Vivências pessoais e coletivas
Para além do estudo bibliográfico, a originalidade do trabalho está na inclusão das experiências de vida da autora e nas entrevistas com mulheres kaingangs de três diferentes gerações, já que Viviane é narradora em primeira pessoa dessa história. Nas palavras dela, a pesquisa é um ato de “escrevivência”, termo cunhado pela linguista e escritora Conceição Evaristo para designar uma escrita que carrega em si a vivência de uma coletividade, marcada pela experiência de raça e gênero.
“O fato de escrever sobre nós e sobre nossos costumes contribui ainda mais para o trabalho, porque não fica um estudo fechado, feito sem nenhuma troca com o objeto estudado.
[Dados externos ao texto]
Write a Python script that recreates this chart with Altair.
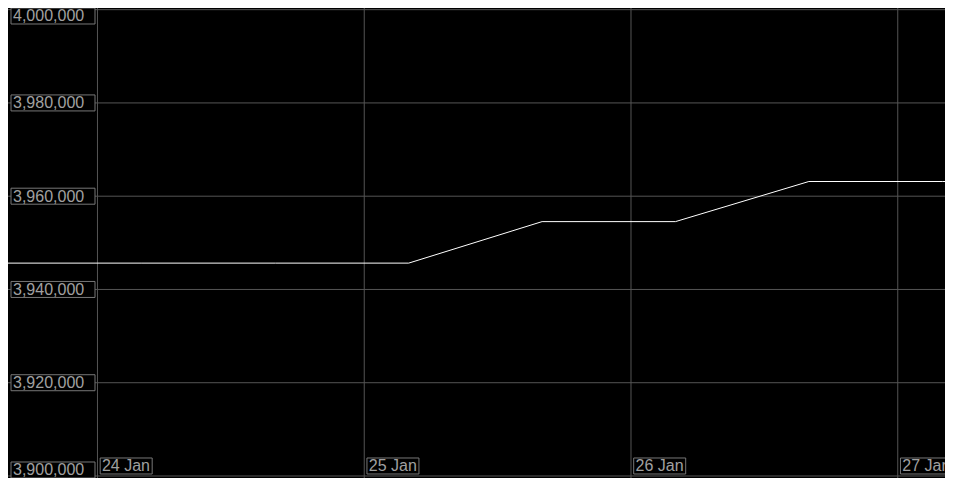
import altair as alt
import pandas as pd

# ---- data ----
series_time = [
    "2024-01-23T15:57:00Z", "2024-01-24T04:00:00Z", "2024-01-24T16:00:00Z",
    "2024-01-25T04:00:00Z", "2024-01-25T16:00:00Z", "2024-01-26T04:00:00Z",
    "2024-01-26T16:00:00Z", "2024-01-27T04:00:00Z", "2024-01-27T04:15:00Z",
]
series_value = [3945650, 3945650, 3945650, 3945650, 3954550, 3954550,
                3963150, 3963150, 3963150]

y_ticks = [3900000, 3920000, 3940000, 3960000, 3980000, 4000000]
x_ticks = ["2024-01-24T00:00:00Z", "2024-01-25T00:00:00Z",
           "2024-01-26T00:00:00Z", "2024-01-27T00:00:00Z"]
x_labels = ["24 Jan", "25 Jan", "26 Jan", "27 Jan"]

series_df = pd.DataFrame({"t": series_time, "v": series_value})
ytick_df = pd.DataFrame({"v": y_ticks})
xtick_df = pd.DataFrame({"d": x_ticks, "label": x_labels})

W, H = 937, 470
FONT = "Liberation Sans"
GRID = "#555555"
BOX = "#777777"
TXT = "#a0a0a0"

start_ms = int(pd.Timestamp("2024-01-23T15:57:00Z").value // 10**6)
end_ms = int(pd.Timestamp("2024-01-27T04:15:00Z").value // 10**6)
xscale = alt.Scale(type="utc", domain=[start_ms, end_ms])
yscale = alt.Scale(domain=[3899570, 4000358], nice=False, zero=False)

hgrid = alt.Chart(ytick_df).mark_rule(color=GRID, strokeWidth=1).encode(
    y=alt.Y("v:Q", scale=yscale, axis=None)
)
vgrid = alt.Chart(xtick_df).mark_rule(color=GRID, strokeWidth=1).encode(
    x=alt.X("d:T", scale=xscale, axis=None)
)
line = alt.Chart(series_df).mark_line(color="white", strokeWidth=1).encode(
    x=alt.X("t:T", scale=xscale, axis=None),
    y=alt.Y("v:Q", scale=yscale, axis=None),
)


def ylabel_layer(filter_expr, y_off, y2_off, dy):
    base = alt.Chart(ytick_df).transform_filter(filter_expr)
    box = base.mark_rect(fill="black", stroke=BOX, strokeWidth=1,
                         yOffset=y_off, y2Offset=y2_off).encode(
        x=alt.value(3), x2=alt.value(87),
        y=alt.Y("v:Q", scale=yscale, axis=None), y2=alt.Y2("v:Q"),
    )
    txt = base.mark_text(align="left", baseline="middle", dy=dy, font=FONT,
                         fontSize=16, color=TXT).encode(
        x=alt.value(5),
        y=alt.Y("v:Q", scale=yscale, axis=None),
        text=alt.Text("v:Q", format=","),
    )
    return [box, txt]


ylayers = []
ylayers += ylabel_layer("datum.v == 4000000", -1.67, 14.33, 6.5)
ylayers += ylabel_layer("datum.v > 3900000 && datum.v < 4000000", -8, 8, 0.5)
ylayers += ylabel_layer("datum.v == 3900000", -14, 2, -5.5)

xbox = alt.Chart(xtick_df).mark_rect(
    fill="black", stroke=BOX, strokeWidth=1,
    xOffset=2.7, x2Offset=54.7, yOffset=-18, y2Offset=-2,
).encode(
    x=alt.X("d:T", scale=xscale, axis=None), x2=alt.X2("d:T"),
    y=alt.datum(3900000), y2=alt.datum(3900000),
)
xtxt = alt.Chart(xtick_df).mark_text(
    align="left", baseline="middle", dx=4.5, dy=-9.5,
    font=FONT, fontSize=16, color=TXT,
).encode(
    x=alt.X("d:T", scale=xscale, axis=None),
    y=alt.datum(3900000),
    text="label:N",
)

chart = alt.layer(hgrid, vgrid, line, *ylayers, xbox, xtxt).properties(
    width=W, height=H, background="black", padding=0,
    autosize=alt.AutoSizeParams(type="none"),
).configure_view(stroke=None)

chart.save("out.html", embed_options={"renderer": "svg", "actions": False})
No caso, eu vivo isso e compartilho das ideias das mulheres que foram entrevistadas. Também foi um processo de aprendizado pra mim, porque, por mais que eu seja uma kaingang, tem muitas coisas que fogem do meu domínio”, revela.
Nas conversas, feitas ao redor de um fogão a lenha, Viviane procurou deixar as entrevistadas à vontade para se expressarem livremente. Enfim, com propriedade, conclui: “Mesmo estando em espaços de decisão diferentes, em posições diferentes das que são naturalmente associadas a elas, as mulheres conseguem manter seus costumes e são os agentes que mais preservam a cultura kaingang dentro dos territórios”.
É assim, costurando vivências pessoais e conhecimento acadêmico, costumes e o Direito brasileiro, que Viviane conquista agora o título da graduação – e vai prosseguir a trajetória acadêmica com o mestrado. Tal como as mulheres contempladas em seu trabalho, segue conquistando seu espaço na luta pelos direitos dos indígenas.